• [STORED DATA]:
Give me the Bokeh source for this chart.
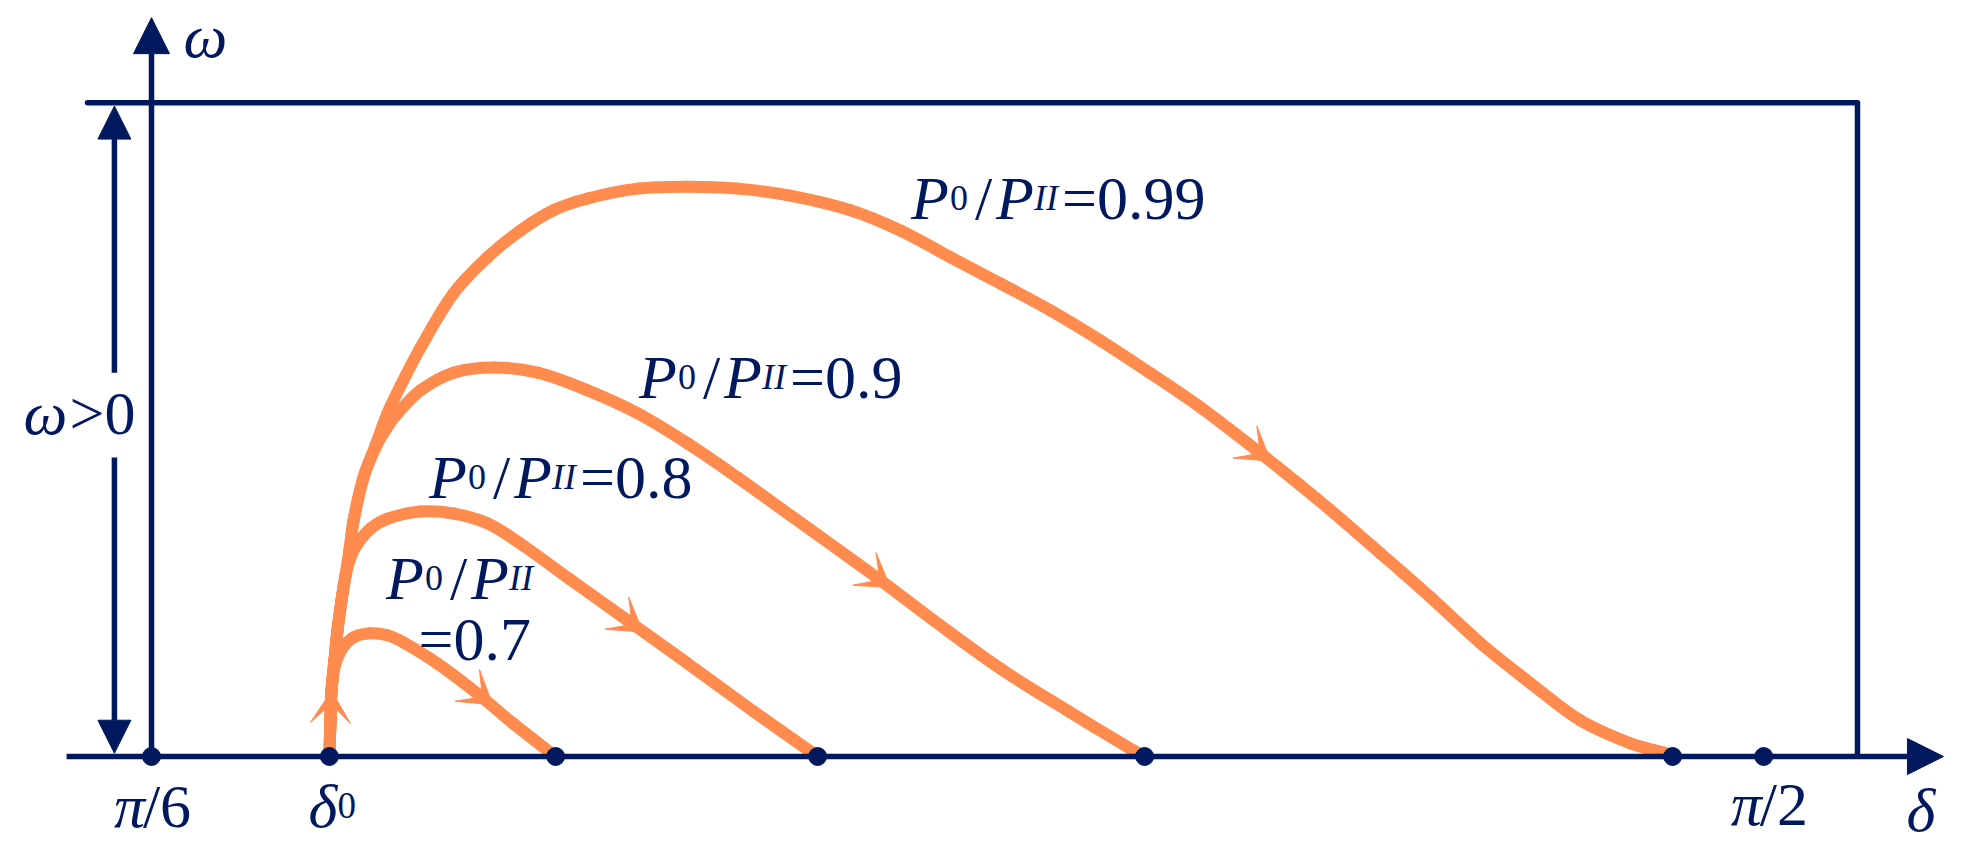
import math
from bokeh.plotting import figure
from bokeh.models import ColumnDataSource, Arrow, NormalHead, Range1d
from bokeh.core.properties import value
from bokeh.embed import file_html
from bokeh.resources import INLINE

NAVY = "#00195E"
ORANGE = "#FF8B4F"

# ---------------- data: delta in degrees, omega normalised to frame height ----------------
delta0 = 36.62
ratios = ["0.7", "0.8", "0.9", "0.99"]

delta_07 = [36.62, 36.66, 36.70, 36.81, 36.96, 37.15, 37.52, 38.15, 38.78, 39.38, 40.64, 42.13, 43.47, 45.04]
omega_07 = [0.000, 0.055, 0.101, 0.136, 0.154, 0.168, 0.182, 0.188, 0.185, 0.174, 0.142, 0.096, 0.050, 0.000]

delta_08 = [36.62, 36.66, 36.70, 36.81, 36.92, 37.07, 37.22, 37.41, 37.67, 38.15, 38.78, 40.01, 41.24,
            42.50, 43.73, 45.59, 47.71, 49.95, 52.40, 54.79]
omega_08 = [0.000, 0.055, 0.101, 0.147, 0.192, 0.238, 0.276, 0.304, 0.325, 0.348, 0.363, 0.374, 0.371,
            0.356, 0.325, 0.270, 0.208, 0.142, 0.069, 0.000]

delta_09 = [36.62, 36.66, 36.70, 36.81, 36.92, 37.07, 37.22, 37.37, 37.52, 37.89, 38.34, 38.71, 39.16,
            40.01, 41.24, 42.73, 44.37, 46.23, 48.09, 49.95, 51.81, 53.78, 57.13, 59.10, 61.60, 64.09,
            66.55, 66.96]
omega_09 = [0.000, 0.055, 0.101, 0.147, 0.192, 0.238, 0.276, 0.315, 0.360, 0.426, 0.472, 0.499, 0.524,
            0.559, 0.586, 0.594, 0.586, 0.559, 0.524, 0.478, 0.426, 0.368, 0.269, 0.208, 0.134, 0.070,
            0.009, 0.000]

delta_099 = [36.62, 36.66, 36.70, 36.81, 36.92, 37.07, 37.22, 37.37, 37.52, 37.89, 38.34, 38.78, 39.27,
             40.01, 41.24, 42.50, 43.73, 44.96, 46.23, 48.09, 49.95, 51.81, 53.67, 56.01, 57.87, 59.74,
             61.60, 63.46, 65.32, 67.18, 69.04, 71.27, 72.76, 73.88, 75.74, 77.60, 79.46, 81.32, 83.18,
             85.04, 86.27, 86.61]
omega_099 = [0.000, 0.055, 0.101, 0.147, 0.192, 0.238, 0.276, 0.315, 0.360, 0.426, 0.475, 0.524, 0.566,
             0.624, 0.707, 0.762, 0.803, 0.834, 0.852, 0.867, 0.870, 0.867, 0.857, 0.834, 0.803, 0.762,
             0.722, 0.681, 0.635, 0.585, 0.533, 0.463, 0.414, 0.376, 0.310, 0.243, 0.173, 0.112, 0.055,
             0.020, 0.006, 0.000]

# end points of the swings (marked on the delta axis) and the reference angles
end_angles = [45.04, 54.79, 66.96, 86.61]
ref_angles = [30.0, 90.0]

# direction arrows on the trajectories: (from -> tip)
arrow_from_delta = [36.66, 41.87, 47.45, 56.68, 70.83]
arrow_from_omega = [0.047, 0.105, 0.215, 0.282, 0.476]
arrow_to_delta = [36.70, 42.70, 48.28, 57.50, 71.65]
arrow_to_omega = [0.100, 0.079, 0.190, 0.258, 0.451]

# ---------------- figure ----------------
W, H = 1960, 848
SX = 26.87    # px per degree
SY = 655.0    # px per omega unit
X_AT_0 = 30.0 - 151 / SX
Y_AT_0 = 756 / SY
p = figure(width=W, height=H,
           x_range=Range1d(X_AT_0, X_AT_0 + W / SX), y_range=Range1d(Y_AT_0 - H / SY, Y_AT_0),
           toolbar_location=None, output_backend="svg", min_border=0,
           x_axis_location=None, y_axis_location=None, outline_line_color=None,
           background_fill_color="white", border_fill_color="white")
p.grid.visible = False

AXW = 5.5
FRAME_TOP = 0.998
FRAME_RIGHT = 93.49

# frame
p.line([27.62, FRAME_RIGHT], [FRAME_TOP, FRAME_TOP], line_color=NAVY, line_width=AXW, line_cap="round")
p.line([FRAME_RIGHT, FRAME_RIGHT], [0, FRAME_TOP], line_color=NAVY, line_width=AXW)


def smooth_path(xs, ys):
    """Cubic Bezier pieces through the read points (chord-length Catmull-Rom tangents)."""
    n = len(xs)
    X = [x * SX for x in xs]
    Y = [y * SY for y in ys]
    t = [0.0]
    for i in range(1, n):
        t.append(t[-1] + math.hypot(X[i] - X[i - 1], Y[i] - Y[i - 1]))
    mx, my = [], []
    for i in range(n):
        a, b = max(i - 1, 0), min(i + 1, n - 1)
        dt = t[b] - t[a]
        mx.append((X[b] - X[a]) / dt)
        my.append((Y[b] - Y[a]) / dt)
    out = dict(x0=[], y0=[], x1=[], y1=[], cx0=[], cy0=[], cx1=[], cy1=[])
    for i in range(n - 1):
        h = t[i + 1] - t[i]
        out["x0"].append(xs[i]); out["y0"].append(ys[i])
        out["x1"].append(xs[i + 1]); out["y1"].append(ys[i + 1])
        out["cx0"].append((X[i] + mx[i] * h / 3) / SX); out["cy0"].append((Y[i] + my[i] * h / 3) / SY)
        out["cx1"].append((X[i + 1] - mx[i + 1] * h / 3) / SX); out["cy1"].append((Y[i + 1] - my[i + 1] * h / 3) / SY)
    return ColumnDataSource(out)


# trajectories
for dx, om in [(delta_099, omega_099), (delta_09, omega_09), (delta_08, omega_08), (delta_07, omega_07)]:
    p.bezier(x0="x0", y0="y0", x1="x1", y1="y1", cx0="cx0", cy0="cy0", cx1="cx1", cy1="cy1",
             source=smooth_path(dx, om), line_color=ORANGE, line_width=12, line_cap="round")


# direction arrowheads (barbed, drawn in screen proportions)
def head_shape(x0, y0, x1, y1, L=32.0, WD=40.0, N=13.0):
    ddx, ddy = (x1 - x0) * SX, (y1 - y0) * SY
    d = math.hypot(ddx, ddy)
    ux, uy = ddx / d, ddy / d
    nx, ny = -uy, ux
    pts = [(0, 0), (-L * ux + WD / 2 * nx, -L * uy + WD / 2 * ny), (-N * ux, -N * uy),
           (-L * ux - WD / 2 * nx, -L * uy - WD / 2 * ny)]
    return [x1 + a / SX for a, b in pts], [y1 + b / SY for a, b in pts]


hx, hy = [], []
for a, b, c, d in zip(arrow_from_delta, arrow_from_omega, arrow_to_delta, arrow_to_omega):
    sx_, sy_ = head_shape(a, b, c, d)
    hx.append(sx_)
    hy.append(sy_)
p.patches(hx, hy, fill_color=ORANGE, line_color=ORANGE, line_width=1)


# axes with arrowheads
def axis_arrow(x0, y0, x1, y1, size):
    p.add_layout(Arrow(x_start=x0, y_start=y0, x_end=x1, y_end=y1,
                       line_color=NAVY, line_width=AXW,
                       end=NormalHead(size=size, fill_color=NAVY, line_color=NAVY, line_width=1)))


axis_arrow(26.84, 0, 96.69, 0, 36)          # delta axis
axis_arrow(30.0, 0, 30.0, 1.128, 36)        # omega axis
axis_arrow(28.62, 0.586, 28.62, 0.993, 33)  # omega>0 span, upper part
axis_arrow(28.62, 0.4565, 28.62, 0.005, 33)  # omega>0 span, lower part

# points on the delta axis
dots = ref_angles[:1] + [delta0] + end_angles + ref_angles[1:]
p.scatter(dots, [0] * len(dots), size=18, color=NAVY)

# ---------------- texts ----------------
SZ = "62px"
SUB = "36px"
TEXT_DY = 21 / SY   # baseline correction of the text glyph, in omega units
seg = dict(x=[], y=[], dx=[], text=[], style=[], size=[])


def rich(x, y, parts):
    for dx, t, st, sz in parts:
        seg["x"].append(x)
        seg["y"].append(y + TEXT_DY)
        seg["dx"].append(dx)
        seg["text"].append(t)
        seg["style"].append(st)
        seg["size"].append(sz)


def ratio_parts(r):
    parts = [(0, "P", "italic", SZ), (39, "0", "normal", SUB), (64, "/", "normal", SZ),
             (85, "P", "italic", SZ), (123, "II", "italic", SUB)]
    if r is not None:
        parts.append((151, "=" + r, "normal", SZ))
    return parts


anchors = {"0.99": (58.27, 0.820), "0.9": (48.14, 0.547), "0.8": (40.33, 0.394)}
for r, (ax, ay) in anchors.items():
    rich(ax, ay, ratio_parts(r))
rich(38.73, 0.241, ratio_parts(None))
rich(39.94, 0.147, [(0, "=" + ratios[0], "normal", SZ)])

# axis labels
rich(31.19, 1.0672, [(0, "ω", "italic", SZ)])
rich(95.31, -0.1145, [(0, "δ", "italic", SZ)])
rich(25.24, 0.4931, [(0, "ω", "italic", SZ), (46, ">0", "normal", SZ)])
rich(28.60, -0.1069, [(0, "π", "italic", SZ), (29, "/6", "normal", SZ)])
rich(88.77, -0.1053, [(0, "π", "italic", SZ), (29, "/2", "normal", SZ)])
rich(35.84, -0.1069, [(0, "δ", "italic", SZ), (29, "0", "normal", "37px")])

tsrc = ColumnDataSource(seg)
p.text(x="x", y="y", text="text", x_offset="dx", source=tsrc,
       text_font=value("Liberation Serif"), text_font_size="size", text_font_style="style",
       text_color=NAVY, text_baseline="alphabetic", text_align="left")

open("out.html", "w").write(file_html(p, INLINE))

• [THE PROBLEM]: Make an exact copy of the lines from the top of the material through the line with "0.009, 0.000]", pictures excluded.

• [OUTPUT FOR THIS TASK]:
Give me the Bokeh source for this chart.
import math
from bokeh.plotting import figure
from bokeh.models import ColumnDataSource, Arrow, NormalHead, Range1d
from bokeh.core.properties import value
from bokeh.embed import file_html
from bokeh.resources import INLINE

NAVY = "#00195E"
ORANGE = "#FF8B4F"

# ---------------- data: delta in degrees, omega normalised to frame height ----------------
delta0 = 36.62
ratios = ["0.7", "0.8", "0.9", "0.99"]

delta_07 = [36.62, 36.66, 36.70, 36.81, 36.96, 37.15, 37.52, 38.15, 38.78, 39.38, 40.64, 42.13, 43.47, 45.04]
omega_07 = [0.000, 0.055, 0.101, 0.136, 0.154, 0.168, 0.182, 0.188, 0.185, 0.174, 0.142, 0.096, 0.050, 0.000]

delta_08 = [36.62, 36.66, 36.70, 36.81, 36.92, 37.07, 37.22, 37.41, 37.67, 38.15, 38.78, 40.01, 41.24,
            42.50, 43.73, 45.59, 47.71, 49.95, 52.40, 54.79]
omega_08 = [0.000, 0.055, 0.101, 0.147, 0.192, 0.238, 0.276, 0.304, 0.325, 0.348, 0.363, 0.374, 0.371,
            0.356, 0.325, 0.270, 0.208, 0.142, 0.069, 0.000]

delta_09 = [36.62, 36.66, 36.70, 36.81, 36.92, 37.07, 37.22, 37.37, 37.52, 37.89, 38.34, 38.71, 39.16,
            40.01, 41.24, 42.73, 44.37, 46.23, 48.09, 49.95, 51.81, 53.78, 57.13, 59.10, 61.60, 64.09,
            66.55, 66.96]
omega_09 = [0.000, 0.055, 0.101, 0.147, 0.192, 0.238, 0.276, 0.315, 0.360, 0.426, 0.472, 0.499, 0.524,
            0.559, 0.586, 0.594, 0.586, 0.559, 0.524, 0.478, 0.426, 0.368, 0.269, 0.208, 0.134, 0.070,
            0.009, 0.000]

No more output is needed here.